One of the most commonly talked about exceptions is a rule that the IRS uses to help increase the tax deductions of vehicles that are sold for less than $500. If, for some reason, you gave your car to charity, and it only sold for $150, then there’s a way to up your deduction a little. The IRS allows you to receive a deduction that’s either equal to the fair market value of your vehicle, or $500, whichever amount is lesser. This little trick will make sure that you get some profit from your donation, no matter what happens.

Acknowledging Your Deduction

No matter what charity you donate to, you’ll receive an acknowledgement from the organization that describes the donation and basically proves that you gave your car to charity. This acknowledgement is very, very important. Know what your acknowledgement says and communicate with your charity about what it should say. Your acknowledgement is what tells the IRS how much your car sold for, and therefore how much of a deduction you need to receive. It will contain all the information that you need. Check and double-check your acknowledgement if you want your tax deduction to go as smoothly as possible.

Your Valued Donations

If you’re concerned about your vehicle tax deduction, then the most important thing you can do is to find out the value of your car, and have proper documentation proving the value of your car. Do you know what your car is worth? An estimate probably won’t help you. If you can have someone cheaply appraise your vehicle, then it’s not a bad idea to have that expert check your car out. This will be an endless help if you have any problems at all obtaining your tax deduction.

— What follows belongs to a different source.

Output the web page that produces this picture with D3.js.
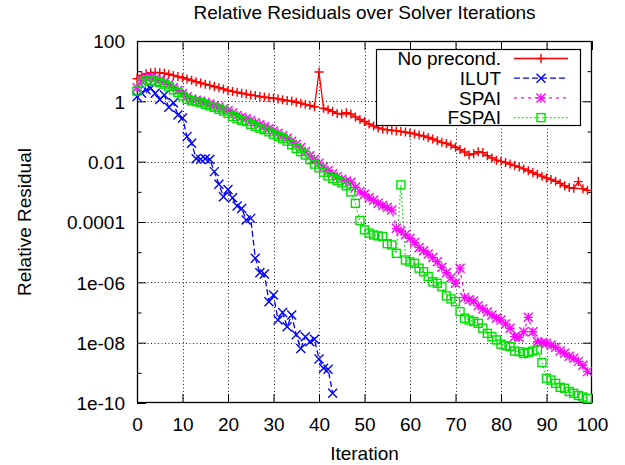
<!DOCTYPE html>
<html><head><meta charset="utf-8">
<script src="https://cdn.jsdelivr.net/npm/d3@7"></script>
<style>body{margin:0;background:#fff}svg{display:block}text{font-family:"Liberation Sans",Arial,sans-serif;fill:#000}</style>
</head><body><svg id="c" width="625" height="465"></svg>
<script>
// Data: log10 of relative residual, iteration index = position
const iterations = d3.range(0, 100);
const noPrecondLog10 = [0.75,0.86,0.92,0.95,0.96,0.95,0.93,0.90,0.86,0.82,
0.78,0.74,0.70,0.65,0.61,0.57,0.53,0.49,0.45,0.41,
0.36,0.33,0.30,0.27,0.24,0.21,0.19,0.16,0.14,0.12,
0.10,0.08,0.05,0.03,0.01,-0.03,-0.06,-0.10,-0.14,-0.18,
0.97,-0.23,-0.28,-0.34,-0.40,-0.42,-0.38,-0.42,-0.52,-0.60,
-0.67,-0.75,-0.82,-0.88,-0.92,-0.94,-0.96,-0.98,-1.00,-1.02,
-1.05,-1.08,-1.12,-1.15,-1.20,-1.25,-1.31,-1.36,-1.40,-1.45,
-1.52,-1.60,-1.68,-1.78,-1.74,-1.67,-1.70,-1.80,-1.88,-1.95,
-1.99,-2.03,-2.08,-2.13,-2.18,-2.24,-2.30,-2.36,-2.42,-2.48,
-2.54,-2.59,-2.65,-2.72,-2.80,-2.86,-2.88,-2.66,-2.90,-2.95];
const ilutLog10 = [0.15,0.28,0.38,0.43,0.27,0.06,0.21,-0.20,-0.05,-0.45,
-0.55,-1.17,-1.39,-1.90,-1.92,-1.90,-1.93,-2.33,-2.75,-3.16,
-2.92,-3.20,-3.47,-3.55,-3.93,-3.88,-5.20,-5.68,-5.72,-6.64,
-6.42,-7.25,-7.00,-7.47,-7.08,-7.74,-8.19,-7.80,-7.97,-7.89,
-8.54,-8.85,-8.88,-9.68];
const spaiLog10 = [0.45,0.68,0.80,0.80,0.75,0.70,0.64,0.56,0.46,0.36,
0.26,0.15,0.08,0.04,0.00,-0.04,-0.09,-0.14,-0.19,-0.25,
-0.31,-0.39,-0.47,-0.53,-0.58,-0.64,-0.71,-0.78,-0.84,-0.91,
-0.98,-1.06,-1.14,-1.22,-1.32,-1.42,-1.53,-1.66,-1.80,-1.92,
-2.05,-2.18,-2.30,-2.40,-2.50,-2.58,-2.64,-2.68,-2.85,-3.00,
-3.08,-3.20,-3.28,-3.38,-3.45,-3.52,-3.60,-4.21,-4.30,-4.42,
-4.54,-4.68,-4.85,-4.95,-5.06,-5.18,-5.32,-5.50,-5.68,-5.85,
-6.03,-5.53,-6.50,-6.58,-6.62,-6.78,-6.88,-6.98,-7.08,-7.18,
-7.25,-7.38,-7.52,-7.80,-7.82,-7.64,-7.16,-7.64,-7.97,-8.00,
-8.02,-8.08,-8.15,-8.28,-8.35,-8.45,-8.52,-8.62,-8.75,-8.96];
const fspaiLog10 = [0.34,0.60,0.71,0.70,0.66,0.62,0.57,0.48,0.38,0.29,
0.18,0.07,0.02,-0.01,-0.05,-0.10,-0.15,-0.20,-0.26,-0.32,
-0.40,-0.50,-0.58,-0.63,-0.67,-0.76,-0.83,-0.89,-0.94,-1.01,
-1.09,-1.16,-1.23,-1.32,-1.44,-1.56,-1.67,-1.78,-1.93,-2.08,
-2.20,-2.35,-2.47,-2.56,-2.63,-2.70,-2.80,-3.00,-3.38,-3.95,
-4.26,-4.37,-4.43,-4.46,-4.48,-4.72,-4.76,-5.04,-2.77,-5.26,
-5.32,-5.37,-5.53,-5.65,-5.81,-5.98,-6.03,-6.14,-6.45,-6.55,
-6.64,-6.97,-7.19,-7.25,-7.30,-7.36,-7.52,-7.69,-7.80,-7.91,
-8.05,-8.10,-8.13,-8.28,-8.30,-8.36,-8.32,-8.28,-8.24,-8.66,
-9.18,-9.24,-9.35,-9.48,-9.51,-9.62,-9.68,-9.75,-9.80,-9.85];

const seriesNames = ["No precond.", "ILUT", "SPAI", "FSPAI"];
const xTicks = [0,10,20,30,40,50,60,70,80,90,100];
const yMajorTicks = [100, 1, 0.01, 0.0001, 1e-6, 1e-8, 1e-10];
const yTickLabels = ["100", "1", "0.01", "0.0001", "1e-06", "1e-08", "1e-10"];
const yMinorTicks = [10, 0.1, 0.001, 1e-5, 1e-7, 1e-9];
const titleText = "Relative Residuals over Solver Iterations";
const xTitle = "Iteration";
const yTitle = "Relative Residual";

const FS = 19;
const L = 137, R = 592, T = 41, B = 403;
const svg = d3.select("#c");
const x = d3.scaleLinear().domain([0, 100]).range([L, R]);
const y = d3.scaleLog().domain([1e-10, 100]).range([B, T]);

const styles = [
  {color: "#ff0000", dash: null, marker: "plus"},
  {color: "#0000ff", dash: "6,3", marker: "cross"},
  {color: "#ff00ff", dash: "3,4", marker: "star"},
  {color: "#00e000", dash: "1.5,2.5", marker: "square"}
];
const allData = [noPrecondLog10, ilutLog10, spaiLog10, fspaiLog10].map(arr =>
  arr.map((v, i) => ({it: iterations[i], val: Math.pow(10, v)})));

// grid
const grid = svg.append("g").attr("stroke", "#222").attr("stroke-width", 1).attr("stroke-dasharray", "1,2.5");
xTicks.filter(t => t > 0 && t < 100).forEach(t => {
  grid.append("line").attr("x1", Math.round(x(t)) + 0.5).attr("x2", Math.round(x(t)) + 0.5).attr("y1", T).attr("y2", B);
});
yMajorTicks.filter(t => t < 100 && t > 1e-10).forEach(t => {
  grid.append("line").attr("y1", Math.round(y(t)) + 0.5).attr("y2", Math.round(y(t)) + 0.5).attr("x1", L).attr("x2", R);
});

// axes
const fmtY = d => yTickLabels[yMajorTicks.indexOf(d)];
const axL = svg.append("g").attr("transform", `translate(${L},0)`)
  .call(d3.axisLeft(y).tickValues(yMajorTicks).tickFormat(fmtY).tickSize(-9).tickPadding(12));
const axLm = svg.append("g").attr("transform", `translate(${L},0)`)
  .call(d3.axisLeft(y).tickValues(yMinorTicks).tickFormat("").tickSize(-4.5));
const axR = svg.append("g").attr("transform", `translate(${R},0)`)
  .call(d3.axisRight(y).tickValues(yMajorTicks).tickFormat("").tickSize(-9));
const axRm = svg.append("g").attr("transform", `translate(${R},0)`)
  .call(d3.axisRight(y).tickValues(yMinorTicks).tickFormat("").tickSize(-4.5));
const axB = svg.append("g").attr("transform", `translate(0,${B})`)
  .call(d3.axisBottom(x).tickValues(xTicks).tickFormat(d3.format("d")).tickSize(-9).tickPadding(15));
const axT = svg.append("g").attr("transform", `translate(0,${T})`)
  .call(d3.axisTop(x).tickValues(xTicks).tickFormat("").tickSize(-9));
[axL, axLm, axR, axRm, axB, axT].forEach(g => {
  g.select(".domain").remove();
  g.selectAll("line").attr("stroke", "#000").attr("stroke-width", 1);
  g.selectAll("text").attr("font-size", FS).attr("font-family", '"Liberation Sans",Arial,sans-serif').attr("fill", "#000");
});
axB.selectAll("text").attr("dy", "0.71em");
axL.selectAll("text").attr("dy", "0.36em");

svg.append("rect").attr("x", L + 0.5).attr("y", T + 0.5).attr("width", R - L - 1).attr("height", B - T - 1)
  .attr("fill", "none").attr("stroke", "#000").attr("stroke-width", 1.3);

// markers
function marker(g, type, cx, cy, color) {
  const s = 4.5;
  if (type === "plus" || type === "star") {
    g.append("path").attr("d", `M${cx - s},${cy}H${cx + s}M${cx},${cy - s}V${cy + s}`);
  }
  if (type === "cross" || type === "star") {
    g.append("path").attr("d", `M${cx - s},${cy - s}L${cx + s},${cy + s}M${cx - s},${cy + s}L${cx + s},${cy - s}`);
  }
  if (type === "square") {
    g.append("rect").attr("x", cx - 4).attr("y", cy - 4).attr("width", 8).attr("height", 8).attr("fill", "none");
  }
}

const line = d3.line().x(d => x(d.it)).y(d => y(d.val));
allData.forEach((data, k) => {
  const st = styles[k];
  const g = svg.append("g").attr("stroke", st.color).attr("fill", "none");
  g.append("path").datum(data).attr("d", line).attr("stroke-width", 1.3)
    .attr("stroke-dasharray", st.dash);
  const mg = g.append("g").attr("stroke-width", 1.4);
  data.forEach(d => marker(mg, st.marker, x(d.it), y(d.val), st.color));
});

// legend
const lg = svg.append("g");
lg.append("rect").attr("x", 376.5).attr("y", 49.5).attr("width", 204).attr("height", 76)
  .attr("fill", "#fff").attr("stroke", "#000").attr("stroke-width", 1.2);
seriesNames.forEach((name, k) => {
  const cy = 58.5 + k * 19.7;
  const st = styles[k];
  lg.append("text").attr("x", 501).attr("y", cy).attr("dy", "0.36em").attr("text-anchor", "end")
    .attr("font-size", FS).text(name);
  const g = lg.append("g").attr("stroke", st.color).attr("fill", "none");
  g.append("line").attr("x1", 514).attr("x2", 568).attr("y1", cy).attr("y2", cy)
    .attr("stroke-width", 1.3).attr("stroke-dasharray", st.dash);
  const mg = g.append("g").attr("stroke-width", 1.4);
  marker(mg, st.marker, 541, cy, st.color);
});

// titles
svg.append("text").attr("x", (L + R) / 2).attr("y", 19).attr("text-anchor", "middle").attr("font-size", FS).text(titleText);
svg.append("text").attr("x", (L + R) / 2).attr("y", 460).attr("text-anchor", "middle").attr("font-size", FS).text(xTitle);
svg.append("text").attr("transform", `translate(31,${(T + B) / 2}) rotate(-90)`).attr("text-anchor", "middle").attr("font-size", FS).text(yTitle);
</script></body></html>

Calculating Your Car Tax Deduction

Your car tax donation is probably going to be a little bit less than the fair market value of your vehicle. Considering the effort and the time you save, that’s not a bad deal. Throw in the fact that you’re giving to a good cause, and you have a winner on your hands. Sometimes, it’s not all about the money - but the money sure does help. Don’t hesitate to continue to study up on the IRS and their tax laws concerning car donations. By keeping track of your paperwork, you’ll be helping both yourself and the charity you donate to. Enjoy your vehicle tax deduction - you’ve earned it!